Jürgen Klopp: Der neue Schattenbundestrainer

Jürgen Klopp verlässt Liverpool. Bald wird Deutschland nach ihm rufen. Es wäre gut für den deutschen Fußball, gut für das ganze Land.

jürgen klopp: der neue schattenbundestrainer

Bald nicht mehr in Liverpool: Jürgen Klopp

Liverpool wird lange weinen. Jürgen Klopp wird die Stadt und ihre Menschen am Saisonende verlassen. Dortmund, das bis heute ohne Klopp an Phantomschmerzen leidet, fühlt mit. So einer kommt so schnell nicht wieder.

Klopp geht überraschend. Vor einem Jahr noch schien seine Zeit in Liverpool abzulaufen, der Höhepunkt überwunden. Doch in dieser Saison hat er den Verein wieder auf Rang eins geführt. Er hat eine gute Chance, zum zweiten Mal englischer Meister zu werden.

Er hat freilich nicht nur Titel gewonnen, sondern die Herzen der grauen Hafenstadt an der Irischen See. Auch in seinem Abschiedsvideo traf er den richtigen Ton. “Ich merke, dass ich den Job nicht immer und immer wieder so machen kann”, sagt er. Klopp macht irgendwie alles richtig.

Klopps baldiges Ende löst auch anderswo Reaktionen aus, allerdings anderer Natur. Auf Social Media trendet das Hashtag Bundestrainer. Deutschland sucht seit vielen Jahren den richtigen Bundestrainer. Der späte Jogi Löw und das One-Hit-Wonder Hansi Flick scheiterten in Vorrunden, an Julian Nagelsmann steigen nach vier Spielen die Zweifel.

Die Leute würden wieder auf Länderspiele hinfiebern

Klopp ist der deutsche Trainer, der internationale Klasse dauerhaft bewiesen hat. Mit Dortmund erreichte er das Endspiel der Champions League. In Liverpool, wo er sie 2019 gewann, wuchs er mit der Qualität seiner Spieler nochmals. Die Fachwelt reiht ihn in die Riege der besten Trainer ein, nur etwas hinter Pep Guardiola und Carlo Ancelotti.

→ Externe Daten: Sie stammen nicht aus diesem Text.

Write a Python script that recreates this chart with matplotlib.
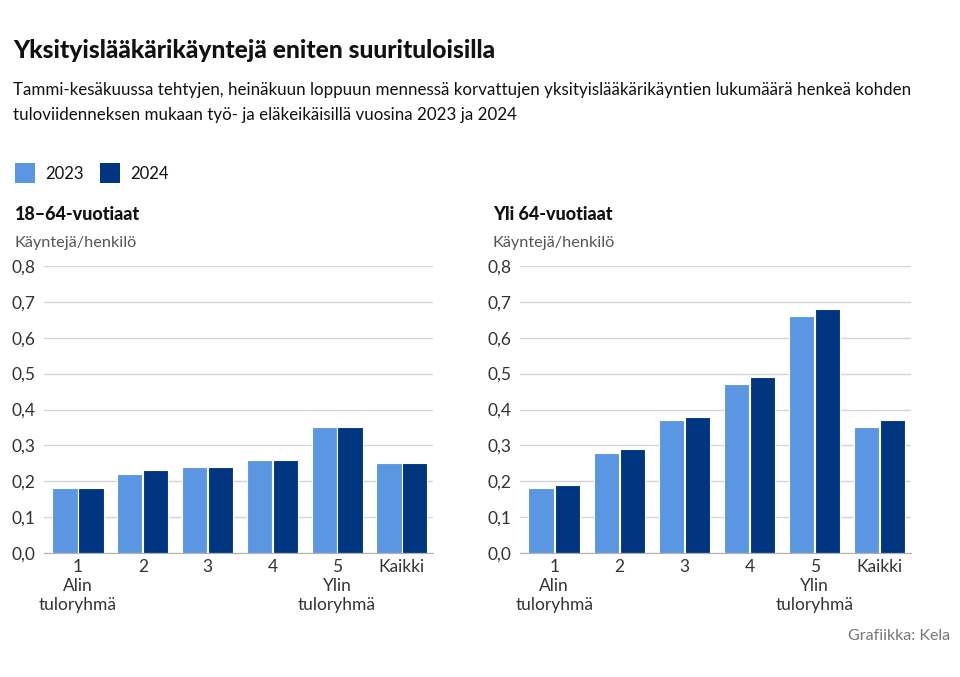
import matplotlib.pyplot as plt
import numpy as np
from matplotlib.patches import Rectangle

plt.rcParams['font.family'] = ['Lato', 'DejaVu Sans']

# ----------------------------
# Data
# ----------------------------
categories = ["1\nAlin\ntuloryhmä", "2", "3", "4", "5\nYlin\ntuloryhmä", "Kaikki"]
years = ["2023", "2024"]

working_2023 = [0.18, 0.22, 0.24, 0.26, 0.35, 0.25]
working_2024 = [0.18, 0.23, 0.24, 0.26, 0.35, 0.25]

retired_2023 = [0.18, 0.28, 0.37, 0.47, 0.66, 0.35]
retired_2024 = [0.19, 0.29, 0.38, 0.49, 0.68, 0.37]

yticks = [0.0, 0.1, 0.2, 0.3, 0.4, 0.5, 0.6, 0.7, 0.8]
ytick_labels = ["0,0", "0,1", "0,2", "0,3", "0,4", "0,5", "0,6", "0,7", "0,8"]

c_2023 = "#5b96e3"
c_2024 = "#003580"
text_col = "#333333"

W, H = 960, 677
fig = plt.figure(figsize=(9.6, 6.77), dpi=100)


def fx(px):
    return px / W


def fy(py):
    return 1 - py / H


# ----------------------------
# Header texts
# ----------------------------
fig.text(fx(13), fy(50), "Yksityislääkärikäyntejä eniten suurituloisilla",
         fontsize=17.7, fontweight="black", color="#111111", va="center")
fig.text(fx(13), fy(90), "Tammi-kesäkuussa tehtyjen, heinäkuun loppuun mennessä korvattujen "
         "yksityislääkärikäyntien lukumäärä henkeä kohden",
         fontsize=12.15, color="#111111", va="center")
fig.text(fx(13), fy(115), "tuloviidenneksen mukaan työ- ja eläkeikäisillä vuosina 2023 ja 2024",
         fontsize=12.15, color="#111111", va="center")

# legend
for x0, col, lab in [(15, c_2023, years[0]), (100, c_2024, years[1])]:
    fig.add_artist(Rectangle((fx(x0), fy(183)), fx(20), 20 / H,
                             facecolor=col, edgecolor="none", transform=fig.transFigure))
    fig.text(fx(x0 + 30), fy(174), lab, fontsize=12, color="#111111", va="center")

fig.text(fx(950), fy(636), "Grafiikka: Kela", fontsize=11.5, color="#777777",
         ha="right", va="center")

# ----------------------------
# Panels
# ----------------------------
panels = [
    (44, 433, "18–64-vuotiaat", working_2023, working_2024, 15),
    (520, 911, "Yli 64-vuotiaat", retired_2023, retired_2024, 493),
]

x = np.arange(len(categories))
for left, right, title, v23, v24, tx in panels:
    ax = fig.add_axes([fx(left), fy(553), fx(right - left), (553 - 266) / H])
    ax.bar(x - 0.2, v23, width=0.39, color=c_2023, edgecolor="white", linewidth=0.8, zorder=3)
    ax.bar(x + 0.2, v24, width=0.39, color=c_2024, edgecolor="white", linewidth=0.8, zorder=3)
    ax.set_xlim(-0.525, 5.48)
    ax.set_ylim(0, 0.8)
    ax.set_yticks(yticks)
    ax.set_yticklabels(ytick_labels)
    ax.set_xticks(x)
    ax.set_xticklabels(categories, linespacing=1.25)
    ax.grid(axis="y", color="#d4d4d4", linewidth=1, zorder=0)
    for s in ["top", "right", "left"]:
        ax.spines[s].set_visible(False)
    ax.spines["bottom"].set_color("#b0b0b0")
    ax.spines["bottom"].set_zorder(4)
    ax.tick_params(axis="both", length=0, labelsize=12.5, labelcolor=text_col)
    ax.tick_params(axis="y", pad=6)
    ax.tick_params(axis="x", pad=4)

    fig.text(fx(tx), fy(214), title, fontsize=13, fontweight="black", color="#111111", va="center")
    fig.text(fx(tx), fy(243), "Käyntejä/henkilö", fontsize=11.7, color="#555555", va="center")

plt.savefig("out.png", dpi=100)
plt.close()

Noch mehr qualifiziert ihn seine Persönlichkeit für das höchste Amt. Er verfügt über Charisma, Intellekt, Witz, Rhetorik, Integrität. Ihm traut man zu, den vielen talentierten Spielern wieder den Sinn zu vermitteln, für ihr Land zu spielen. Damit aus ihnen nach quälenden Jahren der Führungslosigkeit wieder eine Mannschaft wird. Es wäre wichtig für den deutschen Fußball. Die Leute würden wieder auf Länderspiele hinfiebern.

Man kennt Klopps Pläne nicht, vermutlich hat er keine. Reizt ihn, im Fall der Fälle, doch der FC Bayern oder gar ein Comeback in Dortmund? Hätte er wirklich Lust auf die Arbeit beim trägen DFB, der seit Jahren immer dieselben unplausiblen Erklärungen für Misserfolg abgibt?

“Hättest du dir das nicht vorher überlegen können, Jürgen?”

Klopps jüngste Worte werden so gelesen werden, dass er es zumindest für denkbar hält. Er habe nicht mehr die nötige Energie für den Job in Liverpool, sagt er. Das steht nicht im Widerspruch zum Job des Bundestrainers, der viel seltener auf dem Platz steht.

Dem Sportwissenschaftler Klopp wäre gar ein neues, eigentlich altes Berufsverständnis zuzutrauen, wie es Sepp Herberger und Helmut Schön verkörperten: Vordenker, die sich einem Akademiker ähnlich ums große Ganze kümmern. In Frankfurt steht ja nun ein Campus.

Mancher Fan wird nun sagen: “Du hörst auf?! Hättest du dir das nicht vorher überlegen können, Jürgen?” Vor ein paar Monaten suchte Deutschland einen Kandidaten für die Heim-EM. Es wird ein sehr wichtiges Turnier, denn ihm wird gesellschaftliche, politische Wirkung zugeschrieben. Es kann zur Einigung der Nation beitragen. Ein Fall für Klopp.

Aller Voraussicht nach wird Julian Nagelsmann im Juli aufhören. Dann wird Deutschland nach Jürgen Klopp rufen. Falls die Nationalmannschaft im März gegen Frankreich und die Niederlande ähnliche Leistungen zeigt wie zuletzt, dann sogar noch früher.